Credit Suisse Group AG thinks an upgrade is unlikely in this round. Saudi Arabia’s plan to ease restrictions on foreign stock investors will increase its chances of earning MSCI’s emerging-market status only by June 2019.

Pakistan and Peru
Neither Peru nor Pakistan would move the needle for money managers because “your tracking error for completely ignoring” will be small, said Andrew Howell, New York-based frontier markets analyst at Citigroup Inc. The developing-nation benchmark has three Peruvian companies that make up less than 0.5 percent of the gauge.

Pakistan was downgraded to frontier-market status in 2008 after the Karachi gauge imposed a “floor rule” that caused near total paralysis of local market activity for more than three months. It made the move to stop a plunge that wiped out $36.9 billion of market value after then-President Pervez Musharraf left office to avoid impeachment.

MSCI put Peru on review after warning last year that not enough companies meet the size and liquidity requirements for emerging-market equities.
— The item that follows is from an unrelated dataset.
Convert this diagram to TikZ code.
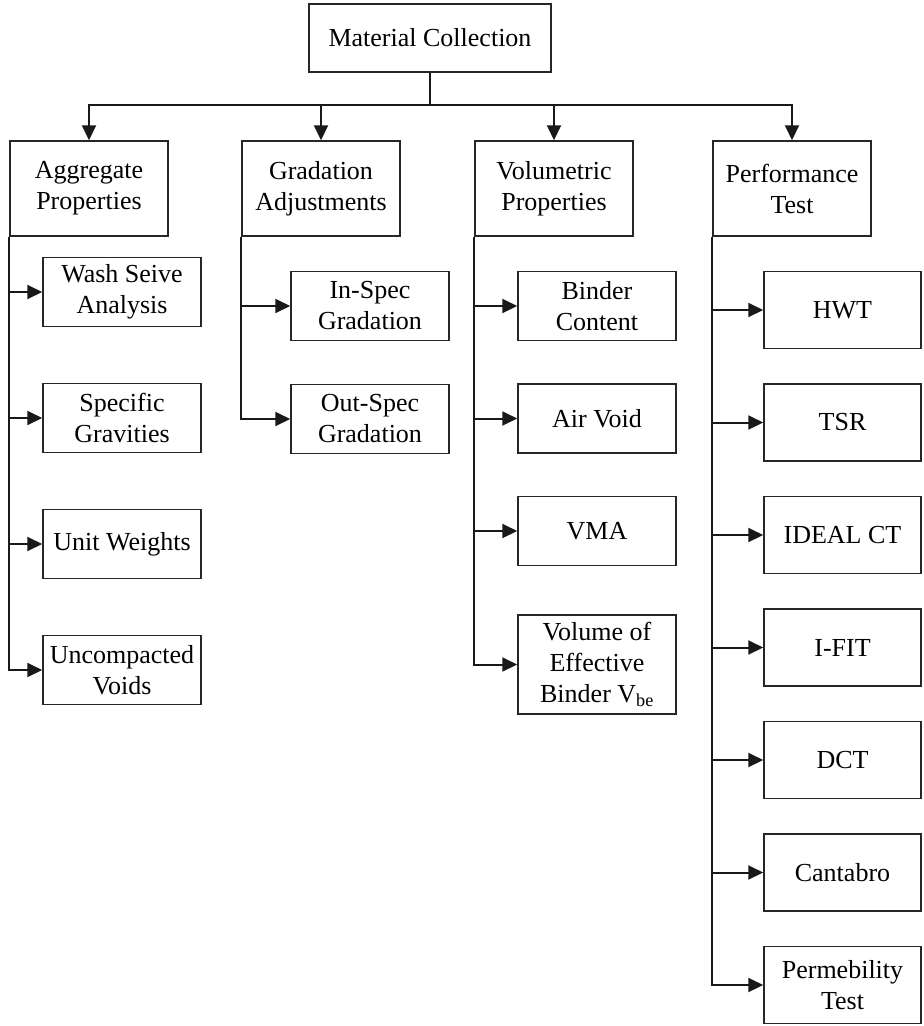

MSCI decided in a separate review in May to keep Southern Copper Corp. in its Peru index, giving a boost to the Andean nation as it seeks to avoid demotion.

Argentina, Vietnam and Nigeria
Citigroup’s Howell expects Argentina and Vietnam to be put on review for potential reclassification as emerging markets, in recognition of their increasing liquidity, size and accessibility for foreign investors.

While MSCI concluded in April that it will keep Nigeria in the frontier-market basket, lack of improvement on the government’s restrictive capital and foreign exchange controls may put the African nation back on the chopping board, Howell said.

If Nigeria is excluded from the benchmark, “it will make it harder for frontier funds to raise money, because it makes it tougher to pitch the frontier market story if one of your largest markets has so many problems that it has to get kicked out of the index group,” he said. “That’s just bad publicity for the whole asset class.”